Crossing the Metrics Rubicon: Quest for the Perfect Measurement

As vendors continue to sell us the latest and greatest tools for monitoring hosts, detecting and preventing network intrusions and scouring application code, we now have an abundance of data that was unavailable to us a relatively short time ago. Yet these data often provide no context and presented in their raw form will at best bore management into a stupor but, worse, could reinforce potential perceptions of security as charlatans and soothsayers who construct a web of fear designed to keep ourselves in business while avoiding the prying eyes of bean counters and process re-engineering efforts.

I also believe that if there was a simple answer, we would already know it and since there are lots smarter people than me working in security who still have not solved this problem, there are probably no universally perfect metrics. For better or worse, there is no exchange, like the stock market that would permit trading shares of risk in individual enterprises based on their technology and security investments, sensitivity of data, exposure to the internet and internal processes.

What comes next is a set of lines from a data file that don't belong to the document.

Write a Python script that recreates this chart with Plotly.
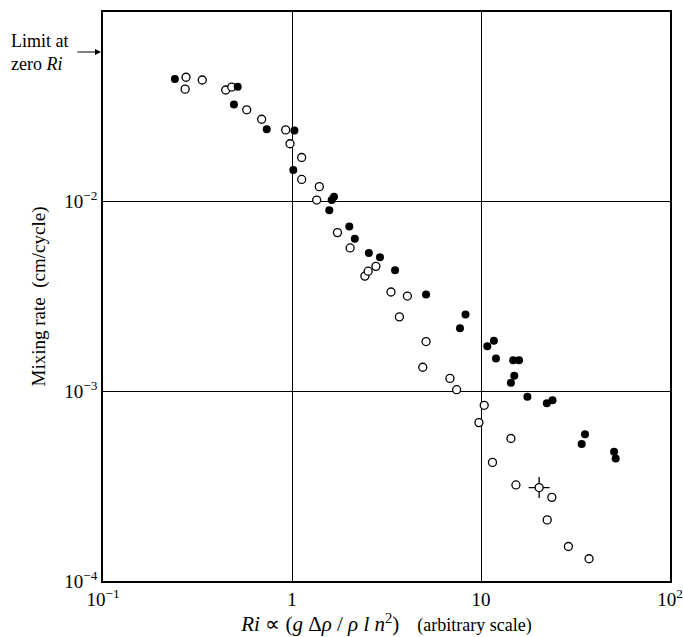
import plotly.graph_objects as go

# Filled circles
filled_x = [0.240, 0.516, 0.493, 0.735, 1.03, 1.016, 1.668, 1.622, 1.575, 2.01, 2.15,
            2.55, 2.92, 3.51, 5.12, 8.28, 7.74, 10.8, 11.7, 12.0, 14.8, 15.9, 15.0,
            14.4, 17.6, 22.3, 23.9, 35.5, 34.1, 50.6, 51.6]
filled_y = [0.0443, 0.0404, 0.0325, 0.0241, 0.0237, 0.0147, 0.0106, 0.0102, 0.0090,
            0.00739, 0.00637, 0.00537, 0.00509, 0.00435, 0.00324, 0.00254, 0.00215,
            0.00173, 0.00185, 0.00149, 0.00146, 0.00146, 0.00121, 0.00111, 0.000937,
            0.000864, 0.000897, 0.000594, 0.000527, 0.000480, 0.000442]

# Open circles
open_x = [0.275, 0.272, 0.335, 0.446, 0.480, 0.576, 0.691, 0.926, 0.976, 1.125, 1.125,
          1.395, 1.351, 1.74, 2.03, 2.43, 2.53, 2.78, 3.34, 4.08, 3.70, 5.12, 4.92,
          6.85, 7.43, 10.4, 9.75, 14.4, 11.5, 15.3, 23.7, 22.4, 29.0, 37.3]
open_y = [0.0453, 0.0392, 0.0438, 0.0388, 0.0402, 0.0305, 0.0272, 0.0239, 0.0202,
          0.0171, 0.0131, 0.0120, 0.0102, 0.00687, 0.00570, 0.00405, 0.00430, 0.00456,
          0.00334, 0.00318, 0.00247, 0.00183, 0.00134, 0.00117, 0.00102, 0.000844,
          0.000684, 0.000564, 0.000422, 0.000321, 0.000276, 0.000210, 0.000152, 0.000131]

# Special marked point
special_x = [20.3]
special_y = [0.000311]

x_tickvals = [0.1, 1, 10, 100]
x_ticktext = ["10<sup>−1</sup>", "1", "10", "10<sup>2</sup>"]
y_tickvals = [1e-4, 1e-3, 1e-2, 1e-1]
y_ticktext = ["10<sup>−4</sup>", "10<sup>−3</sup>", "10<sup>−2</sup>", "10<sup>−1</sup>"]

font_family = "Liberation Serif, Times New Roman, serif"

fig = go.Figure()
fig.add_trace(go.Scatter(x=open_x, y=open_y, mode="markers",
                         marker=dict(symbol="circle", size=8, color="white",
                                     line=dict(color="black", width=1.3)),
                         showlegend=False))
fig.add_trace(go.Scatter(x=filled_x, y=filled_y, mode="markers",
                         marker=dict(symbol="circle", size=8, color="black",
                                     line=dict(color="black", width=0)),
                         showlegend=False))
fig.add_trace(go.Scatter(x=special_x, y=special_y, mode="markers",
                         marker=dict(symbol="cross-thin-open", size=15, color="black",
                                     line=dict(color="black", width=1.3)),
                         showlegend=False))
fig.add_trace(go.Scatter(x=special_x, y=special_y, mode="markers",
                         marker=dict(symbol="circle", size=8, color="white",
                                     line=dict(color="black", width=1.3)),
                         showlegend=False))

x_title = ('<span style="font-size:21px"><i>Ri</i> ∝ (<i>g</i> Δ<i>ρ</i> / <i>ρ l n</i>'
           '<sup>2</sup>)</span>    (arbitrary scale)')

fig.update_layout(
    width=683, height=637,
    margin=dict(l=103, r=13, t=12, b=56),
    paper_bgcolor="white", plot_bgcolor="white",
    font=dict(family=font_family, size=19, color="black"),
    xaxis=dict(type="log", range=[-1, 2], tickvals=x_tickvals, ticktext=x_ticktext,
               showgrid=True, gridcolor="black", gridwidth=1.3,
               showline=True, linecolor="black", linewidth=1.5, mirror=True,
               ticks="", zeroline=False, automargin=False,
               tickfont=dict(size=19),
               title=dict(text=x_title, standoff=5, font=dict(size=18))),
    yaxis=dict(type="log", range=[-4, -1], tickvals=y_tickvals, ticktext=y_ticktext,
               showgrid=True, gridcolor="black", gridwidth=1.3,
               showline=True, linecolor="black", linewidth=1.5, mirror=True,
               ticks="", zeroline=False, automargin=False,
               tickfont=dict(size=19),
               title=dict(text="Mixing rate  (cm/cycle)", standoff=14,
                          font=dict(size=19))),
)

fig.add_annotation(x=0, xref="paper", y=-1.211, yref="y",
                   text="", showarrow=True, arrowhead=2, arrowsize=1, arrowwidth=1.2,
                   arrowcolor="black", ax=-27, ay=0, standoff=2)
fig.add_annotation(x=-0.165, xref="paper", y=-1.215, yref="y",
                   text="Limit at<br>zero <i>Ri</i>", showarrow=False,
                   xanchor="left", yanchor="middle", align="left",
                   font=dict(size=18))

fig.write_html("out.html")
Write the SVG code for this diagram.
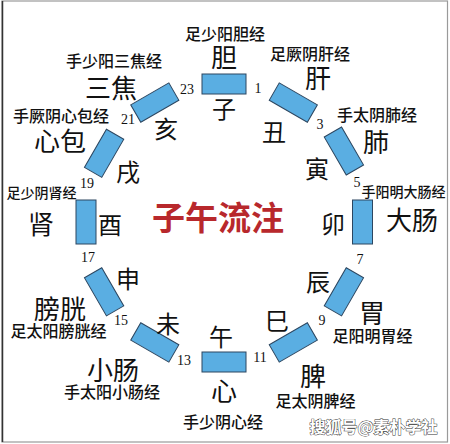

But there are potential models in the securities trading as well as insurance fields that might provide some guidance for building security metrics models. Our challenge is gathering the amount of current and historical data those industries use to build their risk models. Further, we need a reasonably consistent and universal framework for measuring and testing security controls. Some of the regulation like PCI and HIPAA are potentially prescriptive enough to serve as a starting point but they are a far cry from the frameworks that financial auditors use.